“O homem se comporta como se ele fosse criador e senhor da linguagem, ao passo que ela permanece sendo a senhora do homem”. (Martin Heiddeger).
Numa viagem de trabalho, entre o Recife e Porto Alegre, eu e o saudoso economista pernambucano Zé Amaro Moreira, incógnito, imprevisível, excêntrico, trocávamos ideias no avião sobre um assunto que fazia parte de sua vida: a paixão pelo América Futebol Público, o time que mexia com as emoções do poeta João Cabral de Mello Neto. “Tudo agora é clássico: essa palavra (disse-me ele) tornou-se vulgar, até no futebol”.
Nesta hora, quando ouço a voz do locutor dar notícia de “superclássico” de uma partida de futebol pernambucano, dou razão ao amigo Zé Amaro, recentemente falecido. De que forma vão nominar essa palavra no futuro? Sabe-se que a derivação das palavras, sua pluralidade semântica, o dizer sinonimicamente que se desenovelam, com o seu desenraizamento (questão comum dentro do campo ampliado da cultura), não é um conjunto fechado.
Clássico: essa palavra agora se metamorfoseia, torna-se mundivagante, que significa “vagar” no sentido de “andar sem rumo”.
Um dos objetivos da lógica de Aristóteles era identificar vícios e erros de linguagem e construir argumentos não contraditórios. Diga-se que a geração que está nos sucedendo tenha paixão pelos novos “clássicos”, mas que não perca a luminosa brecha de se voltar para os clássicos do seu idioma, de todas as épocas, de todas as artes e saberes, pois seus sentidos e interpretações tendem ao infinito.
O jornal Valor Econômico acaba de publicar uma reportagem sobre o impacto positivo de um clube de leitura em três grandes indústrias de São Paulo.
Hoje, não falarei dos clássicos da literatura, aqueles já consagrados. Com a morte, eles mataram a morte. Eu tenho os meus, esquecidos. A minha escolha para os pernambucanos não implica em desmerecimento dos que ganharam valor, prestigio e influência de outras gerações. Numa cidade de memória curta, não custa lembra-los.

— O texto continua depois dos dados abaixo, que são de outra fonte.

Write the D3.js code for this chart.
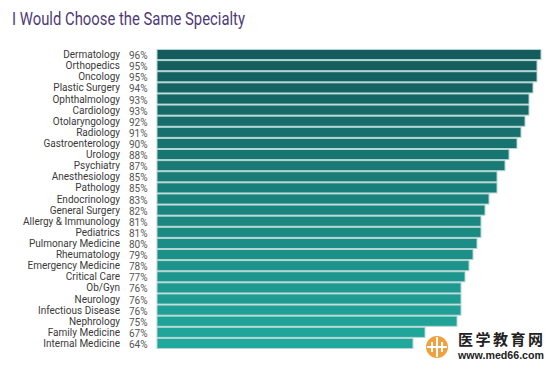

São eles, de valor incontornável: Pedro Xisto, natural de Limoeiro, desconhecido por completo no Recife. Poeta visual, trabalhou como adido cultural em vários países. Tornou-se um dos mais famosos integrantes do Grupo Concretista (São Paulo), escolhi o “Logogramas” (1966); Janice Japiassú: Canto Amargo (1970). Nesse livro, o leitor sente no ar o soprar dos ventos do sertão. “A viola do diabo”, peça teatral de Ladjane Bandeira, encenada no Recife há 60 anos (1964), publicada em livro no mesmo ano nunca mais foi lembrada. É uma comédia reunindo drama, tragédia, tradição e realismo. “A cidade submersa e outros poemas”, de Edmir Domingues (1972), uma das obras de superlativa beleza estética. Carlos Moreira, “O Município” (Poemas); Jorge Wanderley: Antologia Poética (1999). Tomás Seixas: A casa dos sonâmbulos (1990), misto de romance, biografia e crítica de livros e arte. Interior da matéria, poemas, de Joaquim Cardozo, um livro em cuja edição princeps o poeta dividiu a autoria da obra com Roberto Burle Marx (1975). “Os Anjos e os demônios”, de Joaquim Cardozo e Fayga Ostrower. Edição de arte, belíssima. Tiragem de apenas 300 exemplares.